----- GIVEN DATA
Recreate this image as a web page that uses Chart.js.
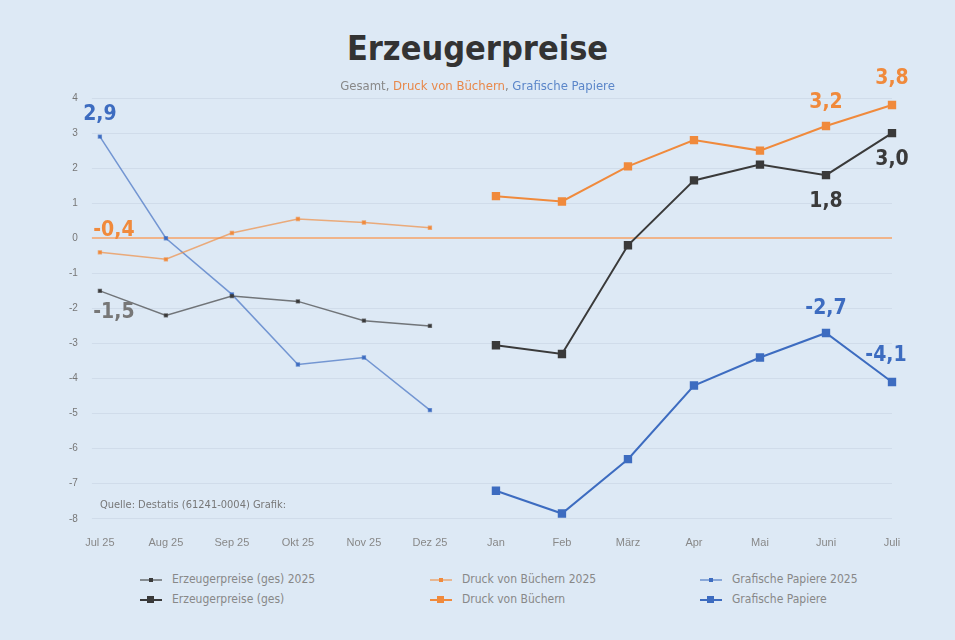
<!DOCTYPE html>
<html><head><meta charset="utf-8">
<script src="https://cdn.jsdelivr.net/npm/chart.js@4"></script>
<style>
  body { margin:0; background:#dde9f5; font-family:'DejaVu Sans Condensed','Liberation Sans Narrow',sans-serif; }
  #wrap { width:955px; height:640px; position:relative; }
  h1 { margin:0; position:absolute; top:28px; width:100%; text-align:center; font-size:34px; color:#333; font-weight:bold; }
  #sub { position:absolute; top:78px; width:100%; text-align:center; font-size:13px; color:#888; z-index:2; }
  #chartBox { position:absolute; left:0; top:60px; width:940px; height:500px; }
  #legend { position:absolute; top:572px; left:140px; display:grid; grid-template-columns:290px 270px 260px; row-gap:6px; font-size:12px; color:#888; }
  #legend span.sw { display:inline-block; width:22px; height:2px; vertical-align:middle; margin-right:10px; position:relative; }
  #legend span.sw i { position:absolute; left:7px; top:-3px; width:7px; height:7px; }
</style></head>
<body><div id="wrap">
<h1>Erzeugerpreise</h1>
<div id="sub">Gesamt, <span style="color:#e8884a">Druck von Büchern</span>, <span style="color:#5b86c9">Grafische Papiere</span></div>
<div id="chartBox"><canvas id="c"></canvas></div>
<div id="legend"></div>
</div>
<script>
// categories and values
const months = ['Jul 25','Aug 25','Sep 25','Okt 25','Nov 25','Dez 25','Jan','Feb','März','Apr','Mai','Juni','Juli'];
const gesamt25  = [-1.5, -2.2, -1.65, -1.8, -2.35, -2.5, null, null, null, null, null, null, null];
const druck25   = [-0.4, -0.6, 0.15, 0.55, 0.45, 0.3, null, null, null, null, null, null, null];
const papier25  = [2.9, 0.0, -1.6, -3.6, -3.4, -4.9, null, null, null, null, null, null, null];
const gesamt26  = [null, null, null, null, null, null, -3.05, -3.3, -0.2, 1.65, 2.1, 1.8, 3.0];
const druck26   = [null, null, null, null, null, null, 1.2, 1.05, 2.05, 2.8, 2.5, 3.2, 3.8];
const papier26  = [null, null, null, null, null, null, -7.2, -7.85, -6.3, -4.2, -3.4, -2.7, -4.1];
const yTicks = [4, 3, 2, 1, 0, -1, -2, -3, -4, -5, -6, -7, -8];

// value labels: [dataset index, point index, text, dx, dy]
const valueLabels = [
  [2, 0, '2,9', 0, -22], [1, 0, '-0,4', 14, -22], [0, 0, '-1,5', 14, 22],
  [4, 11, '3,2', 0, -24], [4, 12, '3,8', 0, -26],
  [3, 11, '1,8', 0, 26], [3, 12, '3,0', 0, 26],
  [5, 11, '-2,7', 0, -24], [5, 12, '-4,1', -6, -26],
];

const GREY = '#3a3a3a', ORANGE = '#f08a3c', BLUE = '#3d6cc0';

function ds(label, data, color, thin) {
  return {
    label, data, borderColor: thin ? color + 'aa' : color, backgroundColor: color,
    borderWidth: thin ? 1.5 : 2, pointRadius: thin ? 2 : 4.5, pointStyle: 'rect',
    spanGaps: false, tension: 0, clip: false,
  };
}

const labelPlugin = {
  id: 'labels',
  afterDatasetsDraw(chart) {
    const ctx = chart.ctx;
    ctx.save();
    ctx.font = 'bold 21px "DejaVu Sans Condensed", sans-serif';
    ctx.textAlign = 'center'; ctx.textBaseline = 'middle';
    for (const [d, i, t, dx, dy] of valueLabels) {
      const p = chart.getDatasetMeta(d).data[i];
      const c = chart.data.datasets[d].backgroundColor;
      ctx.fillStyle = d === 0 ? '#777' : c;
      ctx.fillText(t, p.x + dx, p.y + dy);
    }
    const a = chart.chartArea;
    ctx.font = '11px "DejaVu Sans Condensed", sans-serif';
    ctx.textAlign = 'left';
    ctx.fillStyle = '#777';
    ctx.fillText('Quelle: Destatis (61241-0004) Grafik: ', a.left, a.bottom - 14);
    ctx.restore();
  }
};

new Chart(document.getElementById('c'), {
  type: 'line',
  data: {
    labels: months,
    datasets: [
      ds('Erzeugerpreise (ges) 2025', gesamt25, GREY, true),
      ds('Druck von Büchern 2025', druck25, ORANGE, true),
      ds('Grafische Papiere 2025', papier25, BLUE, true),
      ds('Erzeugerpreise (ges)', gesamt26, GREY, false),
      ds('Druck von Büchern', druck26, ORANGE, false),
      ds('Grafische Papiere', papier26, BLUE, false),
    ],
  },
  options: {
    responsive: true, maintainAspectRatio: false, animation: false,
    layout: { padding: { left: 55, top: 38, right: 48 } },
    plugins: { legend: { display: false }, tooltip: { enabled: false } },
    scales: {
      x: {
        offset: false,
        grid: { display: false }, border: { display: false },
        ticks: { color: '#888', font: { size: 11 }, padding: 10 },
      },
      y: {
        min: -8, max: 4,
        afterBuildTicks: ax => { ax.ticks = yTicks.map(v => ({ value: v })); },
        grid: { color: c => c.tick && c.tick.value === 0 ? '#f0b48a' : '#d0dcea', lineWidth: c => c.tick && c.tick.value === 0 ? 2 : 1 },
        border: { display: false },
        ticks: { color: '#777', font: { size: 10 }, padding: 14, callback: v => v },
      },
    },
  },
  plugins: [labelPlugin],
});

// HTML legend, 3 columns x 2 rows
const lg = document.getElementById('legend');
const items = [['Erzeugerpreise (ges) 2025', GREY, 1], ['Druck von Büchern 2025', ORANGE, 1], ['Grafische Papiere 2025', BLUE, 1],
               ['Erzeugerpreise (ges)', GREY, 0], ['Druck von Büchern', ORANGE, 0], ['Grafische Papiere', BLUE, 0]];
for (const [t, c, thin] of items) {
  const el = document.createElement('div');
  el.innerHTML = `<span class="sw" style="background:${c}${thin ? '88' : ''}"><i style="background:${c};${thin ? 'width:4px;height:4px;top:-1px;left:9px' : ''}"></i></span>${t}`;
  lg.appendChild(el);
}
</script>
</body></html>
----------
- _REQUIRED WORK_
Make an exact copy of the data, leaving its pictures out.

- _OUTPUT_
Recreate this image as a web page that uses Chart.js.
<!DOCTYPE html>
<html><head><meta charset="utf-8">
<script src="https://cdn.jsdelivr.net/npm/chart.js@4"></script>
<style>
  body { margin:0; background:#dde9f5; font-family:'DejaVu Sans Condensed','Liberation Sans Narrow',sans-serif; }
  #wrap { width:955px; height:640px; position:relative; }
  h1 { margin:0; position:absolute; top:28px; width:100%; text-align:center; font-size:34px; color:#333; font-weight:bold; }
  #sub { position:absolute; top:78px; width:100%; text-align:center; font-size:13px; color:#888; z-index:2; }
  #chartBox { position:absolute; left:0; top:60px; width:940px; height:500px; }
  #legend { position:absolute; top:572px; left:140px; display:grid; grid-template-columns:290px 270px 260px; row-gap:6px; font-size:12px; color:#888; }
  #legend span.sw { display:inline-block; width:22px; height:2px; vertical-align:middle; margin-right:10px; position:relative; }
  #legend span.sw i { position:absolute; left:7px; top:-3px; width:7px; height:7px; }
</style></head>
<body><div id="wrap">
<h1>Erzeugerpreise</h1>
<div id="sub">Gesamt, <span style="color:#e8884a">Druck von Büchern</span>, <span style="color:#5b86c9">Grafische Papiere</span></div>
<div id="chartBox"><canvas id="c"></canvas></div>
<div id="legend"></div>
</div>
<script>
// categories and values
const months = ['Jul 25','Aug 25','Sep 25','Okt 25','Nov 25','Dez 25','Jan','Feb','März','Apr','Mai','Juni','Juli'];
const gesamt25  = [-1.5, -2.2, -1.65, -1.8, -2.35, -2.5, null, null, null, null, null, null, null];
const druck25   = [-0.4, -0.6, 0.15, 0.55, 0.45, 0.3, null, null, null, null, null, null, null];
const papier25  = [2.9, 0.0, -1.6, -3.6, -3.4, -4.9, null, null, null, null, null, null, null];
const gesamt26  = [null, null, null, null, null, null, -3.05, -3.3, -0.2, 1.65, 2.1, 1.8, 3.0];
const druck26   = [null, null, null, null, null, null, 1.2, 1.05, 2.05, 2.8, 2.5, 3.2, 3.8];
const papier26  = [null, null, null, null, null, null, -7.2, -7.85, -6.3, -4.2, -3.4, -2.7, -4.1];
const yTicks = [4, 3, 2, 1, 0, -1, -2, -3, -4, -5, -6, -7, -8];

// value labels: [dataset index, point index, text, dx, dy]
const valueLabels = [
  [2, 0, '2,9', 0, -22], [1, 0, '-0,4', 14, -22], [0, 0, '-1,5', 14, 22],
  [4, 11, '3,2', 0, -24], [4, 12, '3,8', 0, -26],
  [3, 11, '1,8', 0, 26], [3, 12, '3,0', 0, 26],
  [5, 11, '-2,7', 0, -24], [5, 12, '-4,1', -6, -26],
];

const GREY = '#3a3a3a', ORANGE = '#f08a3c', BLUE = '#3d6cc0';

function ds(label, data, color, thin) {
  return {
    label, data, borderColor: thin ? color + 'aa' : color, backgroundColor: color,
    borderWidth: thin ? 1.5 : 2, pointRadius: thin ? 2 : 4.5, pointStyle: 'rect',
    spanGaps: false, tension: 0, clip: false,
  };
}

const labelPlugin = {
  id: 'labels',
  afterDatasetsDraw(chart) {
    const ctx = chart.ctx;
    ctx.save();
    ctx.font = 'bold 21px "DejaVu Sans Condensed", sans-serif';
    ctx.textAlign = 'center'; ctx.textBaseline = 'middle';
    for (const [d, i, t, dx, dy] of valueLabels) {
      const p = chart.getDatasetMeta(d).data[i];
      const c = chart.data.datasets[d].backgroundColor;
      ctx.fillStyle = d === 0 ? '#777' : c;
      ctx.fillText(t, p.x + dx, p.y + dy);
    }
    const a = chart.chartArea;
    ctx.font = '11px "DejaVu Sans Condensed", sans-serif';
    ctx.textAlign = 'left';
    ctx.fillStyle = '#777';
    ctx.fillText('Quelle: Destatis (61241-0004) Grafik: ', a.left, a.bottom - 14);
    ctx.restore();
  }
};

new Chart(document.getElementById('c'), {
  type: 'line',
  data: {
    labels: months,
    datasets: [
      ds('Erzeugerpreise (ges) 2025', gesamt25, GREY, true),
      ds('Druck von Büchern 2025', druck25, ORANGE, true),
      ds('Grafische Papiere 2025', papier25, BLUE, true),
      ds('Erzeugerpreise (ges)', gesamt26, GREY, false),
      ds('Druck von Büchern', druck26, ORANGE, false),
      ds('Grafische Papiere', papier26, BLUE, false),
    ],
  },
  options: {
    responsive: true, maintainAspectRatio: false, animation: false,
    layout: { padding: { left: 55, top: 38, right: 48 } },
    plugins: { legend: { display: false }, tooltip: { enabled: false } },
    scales: {
      x: {
        offset: false,
        grid: { display: false }, border: { display: false },
        ticks: { color: '#888', font: { size: 11 }, padding: 10 },
      },
      y: {
        min: -8, max: 4,
        afterBuildTicks: ax => { ax.ticks = yTicks.map(v => ({ value: v })); },
        grid: { color: c => c.tick && c.tick.value === 0 ? '#f0b48a' : '#d0dcea', lineWidth: c => c.tick && c.tick.value === 0 ? 2 : 1 },
        border: { display: false },
        ticks: { color: '#777', font: { size: 10 }, padding: 14, callback: v => v },
      },
    },
  },
  plugins: [labelPlugin],
});

// HTML legend, 3 columns x 2 rows
const lg = document.getElementById('legend');
const items = [['Erzeugerpreise (ges) 2025', GREY, 1], ['Druck von Büchern 2025', ORANGE, 1], ['Grafische Papiere 2025', BLUE, 1],
               ['Erzeugerpreise (ges)', GREY, 0], ['Druck von Büchern', ORANGE, 0], ['Grafische Papiere', BLUE, 0]];
for (const [t, c, thin] of items) {
  const el = document.createElement('div');
  el.innerHTML = `<span class="sw" style="background:${c}${thin ? '88' : ''}"><i style="background:${c};${thin ? 'width:4px;height:4px;top:-1px;left:9px' : ''}"></i></span>${t}`;
  lg.appendChild(el);
}
</script>
</body></html>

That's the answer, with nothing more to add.